A regression analysis of patient satisfaction data in the MGMA-SullivanLuallin Group database indicates that there are seven items that are MOST predictive of the key "outcomes" as noted previously. These survey items are:

  • Signage and directions easy to follow
  • Helpfulness of the receptionist/office staff
  • Willingness to listen carefully to you
  • Waiting time in the exam room
  • Knowledge of important information about your medical history
  • Helpfulness of the people who assisted with billing/insurance
  • Answering your questions in a way that was easy to understand

Strategies for ensuring high scores on the above questions are found in an easy-to-recall acronym: C.L.E.A.R.

  • Connect
  • Listen
  • Explain
  • Ask
  • Reconnect

Each of the elements of the acronym translates into a series of service "protocols" that will ensure high scores on the seven survey items listed above.

Make certain that signage is clear, visible and legible; that schedulers ask, "Do you know where we're located?"; that receptionists greet patients with a smile and acknowledge others in line; and that physicians are prepared with knowledge of patient's history.

Ensure that providers and others give good eye contact when asking questions and that they respond empathetically to patients' presenting problems.

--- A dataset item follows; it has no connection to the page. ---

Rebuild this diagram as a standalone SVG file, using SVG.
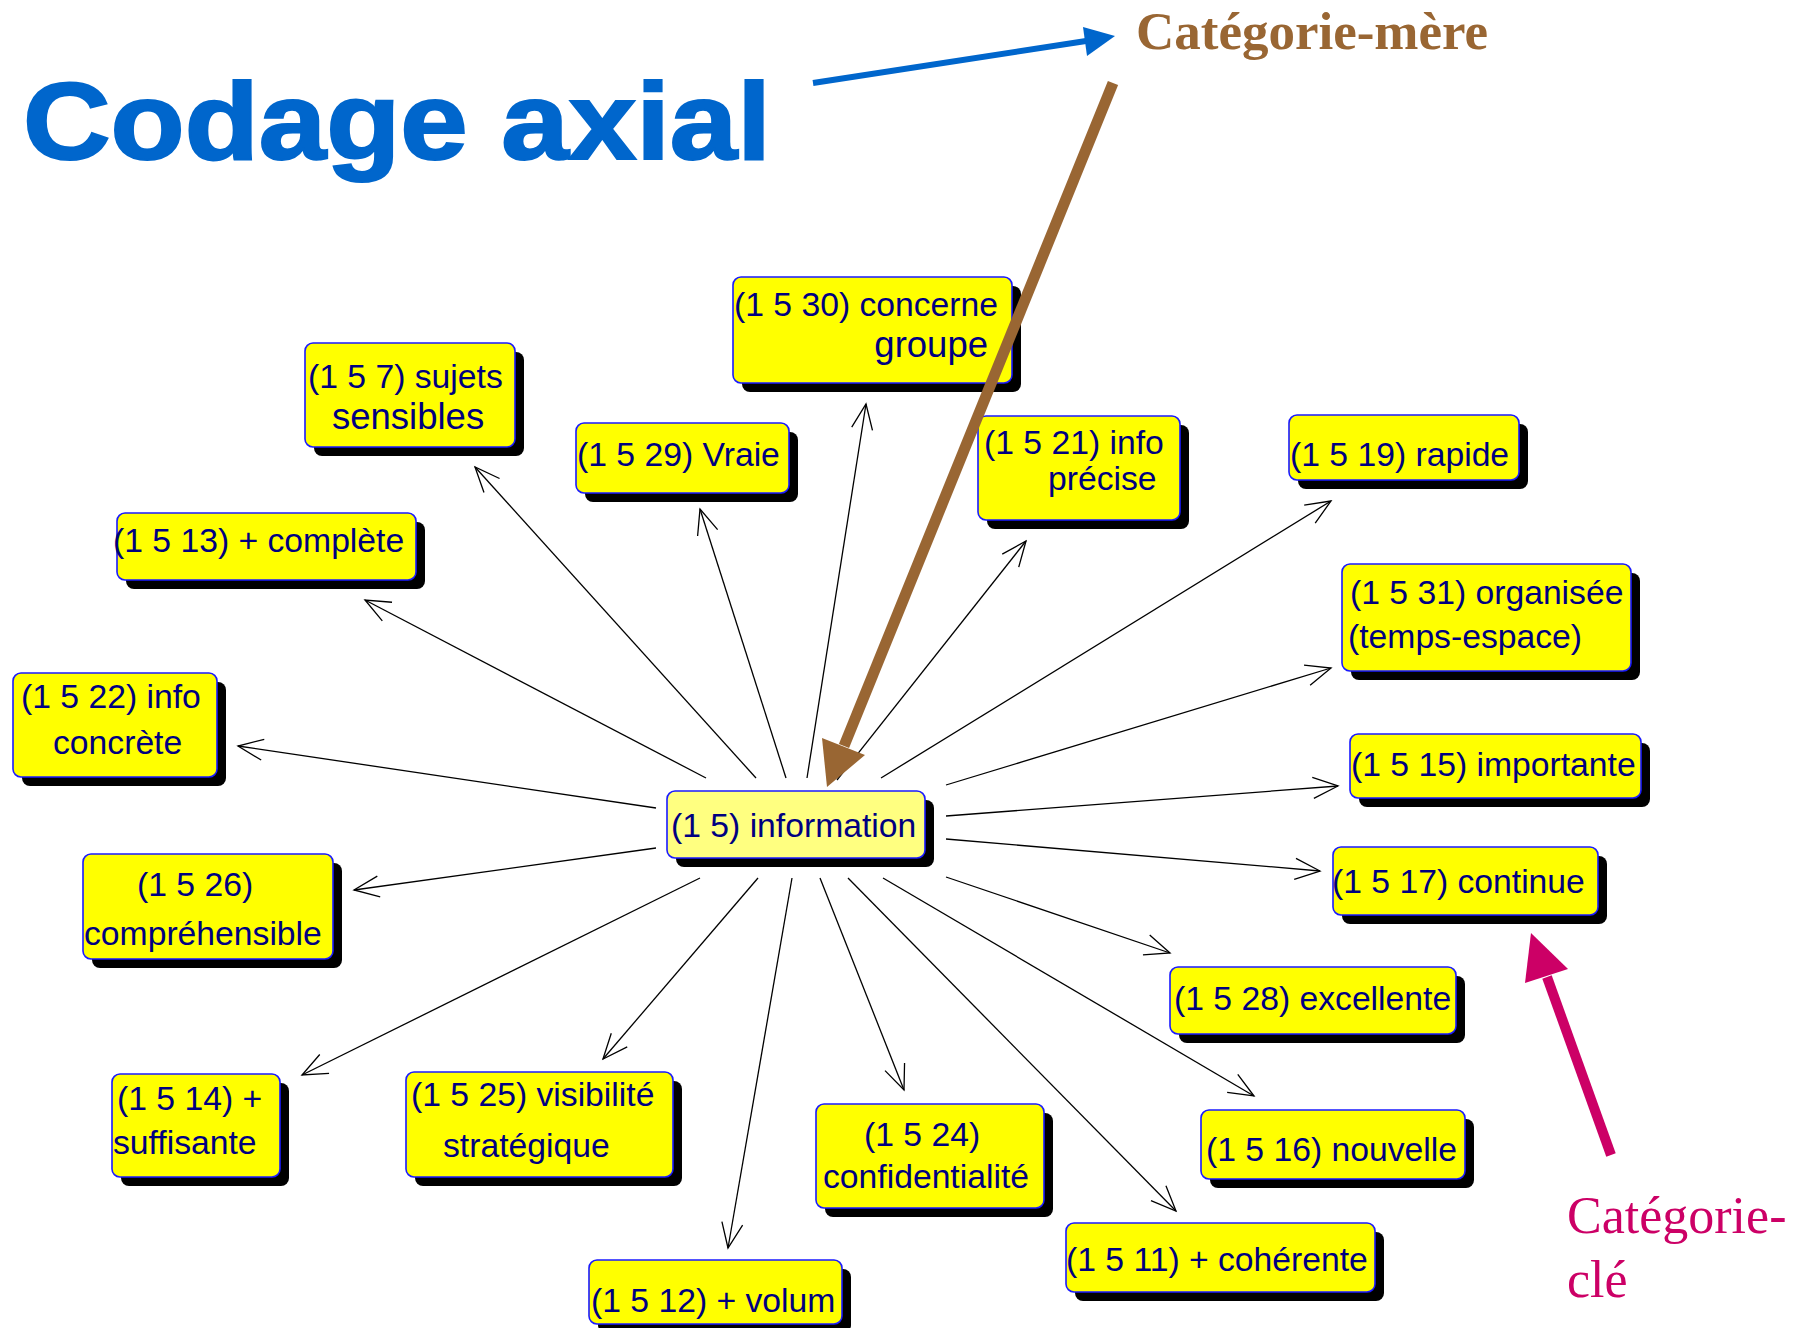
<svg xmlns="http://www.w3.org/2000/svg" width="1809" height="1328" viewBox="0 0 1809 1328">
  <defs>
    <marker id="open" markerUnits="userSpaceOnUse" markerWidth="30" markerHeight="26" viewBox="-27 -13 30 26" refX="0" refY="0" orient="auto">
      <path d="M-25,-10.5 L0,0 L-25,10.5" fill="none" stroke="#000" stroke-width="1.3"/>
    </marker>
  </defs>
  <style>
    .sh { fill: #000; }
    .box { fill: #FFFF00; stroke: #1A1AFF; stroke-width: 1.6; }
    .core { fill: #FFFF80; stroke: #1A1AFF; stroke-width: 1.6; }
    .t { font-family: "Liberation Sans", Arial, sans-serif; font-size: 33.7px; fill: #000080; }
    .big { font-size: 36.5px; }
    .link { stroke: #000; stroke-width: 1.3; fill: none; marker-end: url(#open); }
  </style>
  <rect width="1809" height="1328" fill="#fff"/>

  <!-- title -->
  <text x="23" y="159" font-family="'Liberation Sans', Arial, sans-serif" font-weight="bold" font-size="109" fill="#0066CC" stroke="#0066CC" stroke-width="2.2" textLength="748" lengthAdjust="spacingAndGlyphs">Codage axial</text>

  <!-- connectors from the central category -->
  <g id="connectors">
    <line class="link" x1="706" y1="778" x2="365" y2="600"/>
    <line class="link" x1="756" y1="778" x2="475" y2="467"/>
    <line class="link" x1="786" y1="778" x2="700" y2="509"/>
    <line class="link" x1="807" y1="778" x2="866" y2="404"/>
    <line class="link" x1="837" y1="780" x2="1026" y2="541"/>
    <line class="link" x1="881" y1="778" x2="1331" y2="501"/>
    <line class="link" x1="946" y1="785" x2="1331" y2="668"/>
    <line class="link" x1="946" y1="816" x2="1338" y2="786"/>
    <line class="link" x1="946" y1="839" x2="1320" y2="871"/>
    <line class="link" x1="946" y1="877" x2="1170" y2="953"/>
    <line class="link" x1="656" y1="808" x2="238" y2="746"/>
    <line class="link" x1="656" y1="848" x2="354" y2="890"/>
    <line class="link" x1="700" y1="878" x2="302" y2="1075"/>
    <line class="link" x1="758" y1="878" x2="603" y2="1059"/>
    <line class="link" x1="792" y1="878" x2="728" y2="1248"/>
    <line class="link" x1="820" y1="878" x2="904" y2="1090"/>
    <line class="link" x1="848" y1="878" x2="1176" y2="1211"/>
    <line class="link" x1="883" y1="878" x2="1254" y2="1096"/>
  </g>

  <!-- nodes -->
  <g id="n1_5_30">
    <rect class="sh" x="742" y="286" width="279" height="106" rx="8"/>
    <rect class="box" x="733" y="277" width="279" height="106" rx="8"/>
    <text class="t" x="734" y="316">(1 5 30) concerne</text>
    <text class="t big" x="988" y="357" text-anchor="end">groupe</text>
  </g>
  <g id="n1_5_7">
    <rect class="sh" x="314" y="352" width="210" height="104" rx="8"/>
    <rect class="box" x="305" y="343" width="210" height="104" rx="8"/>
    <text class="t" x="308" y="388">(1 5 7) sujets</text>
    <text class="t big" x="332" y="429">sensibles</text>
  </g>
  <g id="n1_5_29">
    <rect class="sh" x="585" y="432" width="213" height="70" rx="8"/>
    <rect class="box" x="576" y="423" width="213" height="70" rx="8"/>
    <text class="t" x="577" y="466">(1 5 29) Vraie</text>
  </g>
  <g id="n1_5_21">
    <rect class="sh" x="987" y="425" width="202" height="104" rx="8"/>
    <rect class="box" x="978" y="416" width="202" height="104" rx="8"/>
    <text class="t" x="984" y="454">(1 5 21) info</text>
    <text class="t" x="1048" y="490">précise</text>
  </g>
  <g id="n1_5_19">
    <rect class="sh" x="1298" y="424" width="230" height="65" rx="8"/>
    <rect class="box" x="1289" y="415" width="230" height="65" rx="8"/>
    <text class="t" x="1290" y="466">(1 5 19) rapide</text>
  </g>
  <g id="n1_5_13">
    <rect class="sh" x="126" y="522" width="299" height="67" rx="8"/>
    <rect class="box" x="117" y="513" width="299" height="67" rx="8"/>
    <text class="t" x="113" y="552">(1 5 13) + complète</text>
  </g>
  <g id="n1_5_31">
    <rect class="sh" x="1351" y="573" width="289" height="107" rx="8"/>
    <rect class="box" x="1342" y="564" width="289" height="107" rx="8"/>
    <text class="t" x="1350" y="604">(1 5 31) organisée</text>
    <text class="t" x="1348" y="648">(temps-espace)</text>
  </g>
  <g id="n1_5_22">
    <rect class="sh" x="22" y="682" width="204" height="104" rx="8"/>
    <rect class="box" x="13" y="673" width="204" height="104" rx="8"/>
    <text class="t" x="21" y="708">(1 5 22) info</text>
    <text class="t" x="53" y="754">concrète</text>
  </g>
  <g id="n1_5_15">
    <rect class="sh" x="1359" y="743" width="291" height="64" rx="8"/>
    <rect class="box" x="1350" y="734" width="291" height="64" rx="8"/>
    <text class="t" x="1351" y="776">(1 5 15) importante</text>
  </g>
  <g id="n1_5">
    <rect class="sh" x="676" y="800" width="258" height="67" rx="8"/>
    <rect class="core" x="667" y="791" width="258" height="67" rx="8"/>
    <text class="t" x="671" y="837">(1 5) information</text>
  </g>
  <g id="n1_5_26">
    <rect class="sh" x="92" y="863" width="250" height="105" rx="8"/>
    <rect class="box" x="83" y="854" width="250" height="105" rx="8"/>
    <text class="t" x="137" y="896">(1 5 26)</text>
    <text class="t" x="84" y="945">compréhensible</text>
  </g>
  <g id="n1_5_17">
    <rect class="sh" x="1342" y="856" width="265" height="68" rx="8"/>
    <rect class="box" x="1333" y="847" width="265" height="68" rx="8"/>
    <text class="t" x="1332" y="893">(1 5 17) continue</text>
  </g>
  <g id="n1_5_28">
    <rect class="sh" x="1179" y="976" width="286" height="67" rx="8"/>
    <rect class="box" x="1170" y="967" width="286" height="67" rx="8"/>
    <text class="t" x="1174" y="1010">(1 5 28) excellente</text>
  </g>
  <g id="n1_5_14">
    <rect class="sh" x="121" y="1083" width="168" height="103" rx="8"/>
    <rect class="box" x="112" y="1074" width="168" height="103" rx="8"/>
    <text class="t" x="117" y="1110">(1 5 14) +</text>
    <text class="t" x="113" y="1154">suffisante</text>
  </g>
  <g id="n1_5_25">
    <rect class="sh" x="415" y="1081" width="267" height="105" rx="8"/>
    <rect class="box" x="406" y="1072" width="267" height="105" rx="8"/>
    <text class="t" x="411" y="1106">(1 5 25) visibilité</text>
    <text class="t" x="443" y="1157">stratégique</text>
  </g>
  <g id="n1_5_24">
    <rect class="sh" x="825" y="1113" width="228" height="104" rx="8"/>
    <rect class="box" x="816" y="1104" width="228" height="104" rx="8"/>
    <text class="t" x="864" y="1146">(1 5 24)</text>
    <text class="t" x="823" y="1188">confidentialité</text>
  </g>
  <g id="n1_5_16">
    <rect class="sh" x="1210" y="1119" width="264" height="69" rx="8"/>
    <rect class="box" x="1201" y="1110" width="264" height="69" rx="8"/>
    <text class="t" x="1206" y="1161">(1 5 16) nouvelle</text>
  </g>
  <g id="n1_5_11">
    <rect class="sh" x="1075" y="1232" width="309" height="69" rx="8"/>
    <rect class="box" x="1066" y="1223" width="309" height="69" rx="8"/>
    <text class="t" x="1066" y="1271">(1 5 11) + cohérente</text>
  </g>
  <g id="n1_5_12">
    <rect class="sh" x="598" y="1269" width="253" height="64" rx="8"/>
    <rect class="box" x="589" y="1260" width="253" height="64" rx="8"/>
    <text class="t" x="591" y="1312">(1 5 12) + volum</text>
  </g>

  <!-- annotations -->
  <g id="annotation-mere">
    <line x1="813" y1="83" x2="1086" y2="41" stroke="#0066CC" stroke-width="6"/>
    <polygon points="1115,36 1083,27 1087,56" fill="#0066CC"/>
    <text x="1136" y="49" font-family="'Liberation Serif', 'Times New Roman', serif" font-weight="bold" font-size="53" fill="#996633">Catégorie-mère</text>
    <line x1="1113" y1="83" x2="844" y2="746" stroke="#996633" stroke-width="11"/>
    <polygon points="827,787 865,755 822,738" fill="#996633"/>
  </g>
  <g id="annotation-cle">
    <line x1="1611" y1="1155" x2="1547" y2="977" stroke="#CC0066" stroke-width="10"/>
    <polygon points="1531,933 1525,983 1568,969" fill="#CC0066"/>
    <text font-family="'Liberation Serif', 'Times New Roman', serif" font-size="52" fill="#CC0066">
      <tspan x="1567" y="1233">Catégorie-</tspan>
      <tspan x="1567" y="1297">clé</tspan>
    </text>
  </g>
</svg>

Make sure that receptionists inform patients of wait times; that medical assistants explain what will happen next; that everyone uses non-technical language and explains things clearly; and that physicians use 3-D models and handouts.

Ensure that medical assistants inquire, "Is there anything else I can do to make you comfortable while you wait?"; that billing staff ask, "Is there anything else I can help you with?"; and that care providers ask, "What other questions do you have for me?"

Have medical assistants frequently reconnect with patients waiting in exam room; and have everyone offer a parting comment to reconnect with departing patients and others.

Using these simple strategies will boost scores in the areas that count most toward maxing CMS bonuses.